Peter FunchStep, Repeat, End
Peter Funch’s series Babel Tales (2006-10) makes for an impressive record of urban psychic space. Each work in the suite involves the shooting of hundreds of separate colour digital photos that are then edited into panoramic street scenes filled with people. Shot in Manhattan, the photos read like captured documentary moments where the subjects come together sharing the same sidewalks and daylight. The uncanny seamlessness of the images belies their careful, calculated construction.
Funch’s crowds are thematic crowds. For all the differences in features, gender, ages and attire, we see citizens that have a sometimes comic, sometimes unnerving unanimity. The groups walk, smoke, raise their heads, take pictures in Times Square, yawn, carry manila envelopes, talk on mobile phones, or favour red clothes. In other pictures, they knit their brows in suspicion, touch their foreheads in remorse, shut their eyes in recall, or walk busy streets in splendid isolation. This tension between competing realms — between public and private, individual and group — makes the series a double-edged blend of anthropology and allegory.

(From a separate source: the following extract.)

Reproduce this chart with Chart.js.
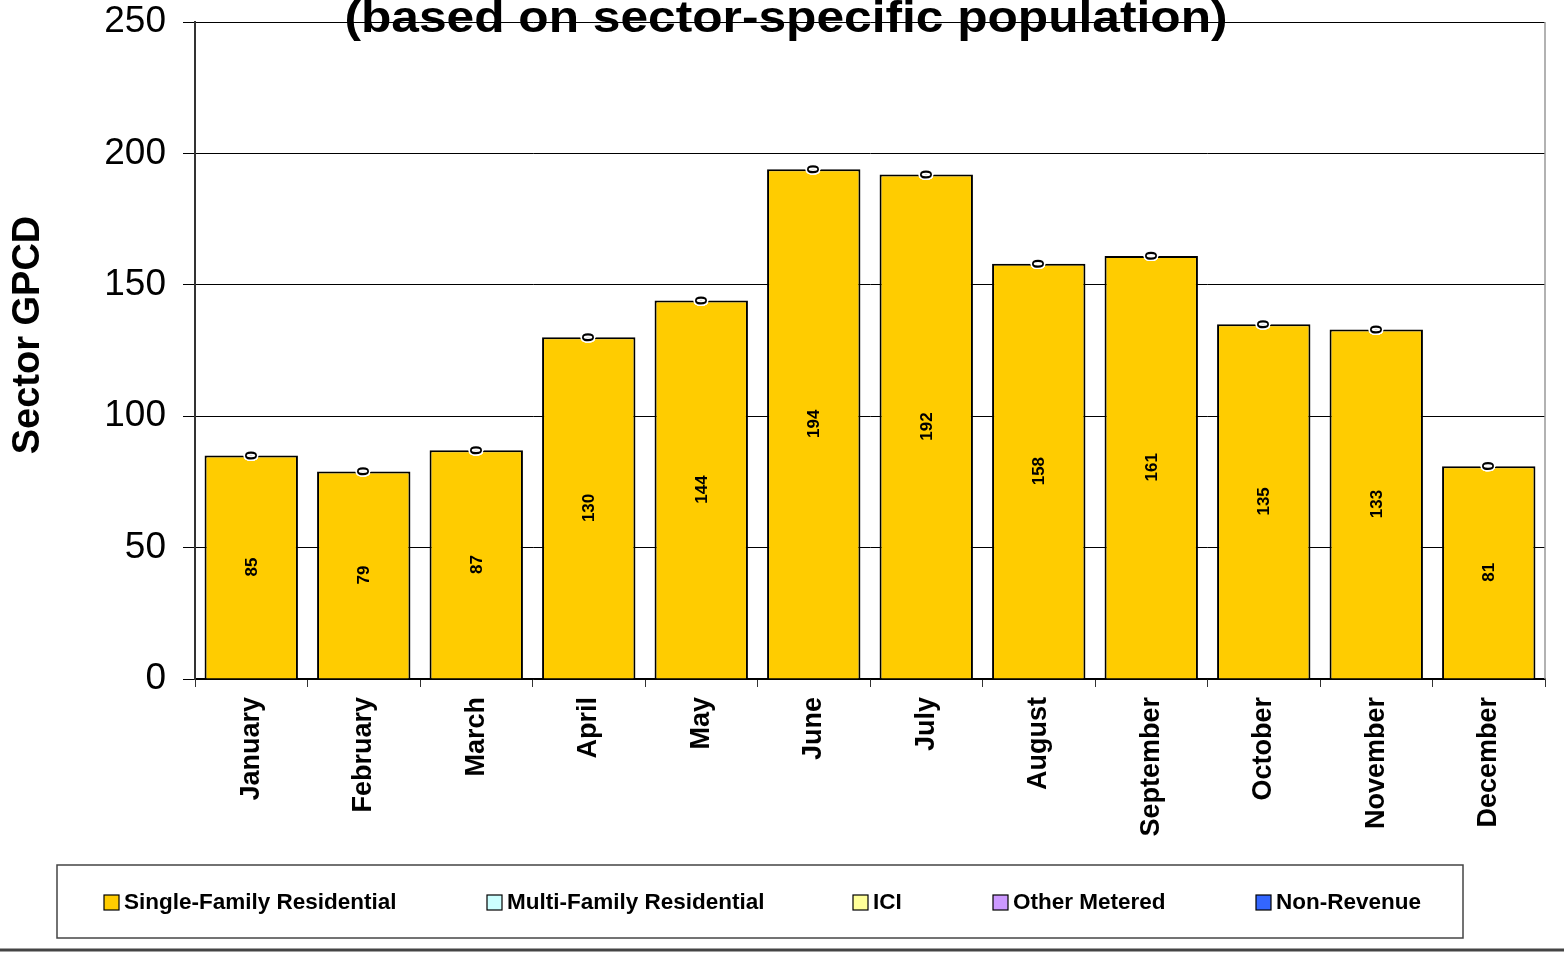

From the series, we learn that the city houses codes of behaviour and that people act them out. While diversity flowers in the faces we see and the fashions the people wear, it nonetheless also shares a seat with the mechanics of repetition. Funch’s cinematic, wide-view format lends New York street life an epic dimension – the images are monuments to the facts of shared space, time and action. In the stark contrast and black shadows of the pictures, we feel its burden on a wider process of constructed identity. The open, spontaneous America of one’s imagination now moves in a virtual, scripted space.
With Tryptychs (2012) Funch shifts his approach. He presents not constructed but rather deconstructed, camera moments. Whether it is hommage à Robert des ruines College Station, the Life’s a Beach trio or And then we celebrated it, he gives us discrete but related images that share a loose, but disjointed, horizon line. The gaps between the images negotiate reframings and reorientations that create extrapolated subjective moments related to a sense of failure or difficulty. In College Station a building explodes in demolition. With Life’s a Beach, a windstorm presages a sunset scene where silhouetted figures raise their arms in a pagan-like salute to the sinking sun. In And then we celebrated it, fireworks shoot from a house in a foggy suburban landscape. The mood in all of them is, for the most part, elegiac. The separate images work like re-visitations or testaments to the theme. If life is a beach it’s a hardscrabble beach, a post-apocalyptic beach, a beach at the end of the road.
As for locale, this is no longer America. The image settings reference anywhere that a Modern past arrives at to meet an uncertain future. If the series wanted a prefix, Western Tryptychs would do. Funch and his history-laden format deliver a visceral sense of the unsteadiness now pervasive to the culture.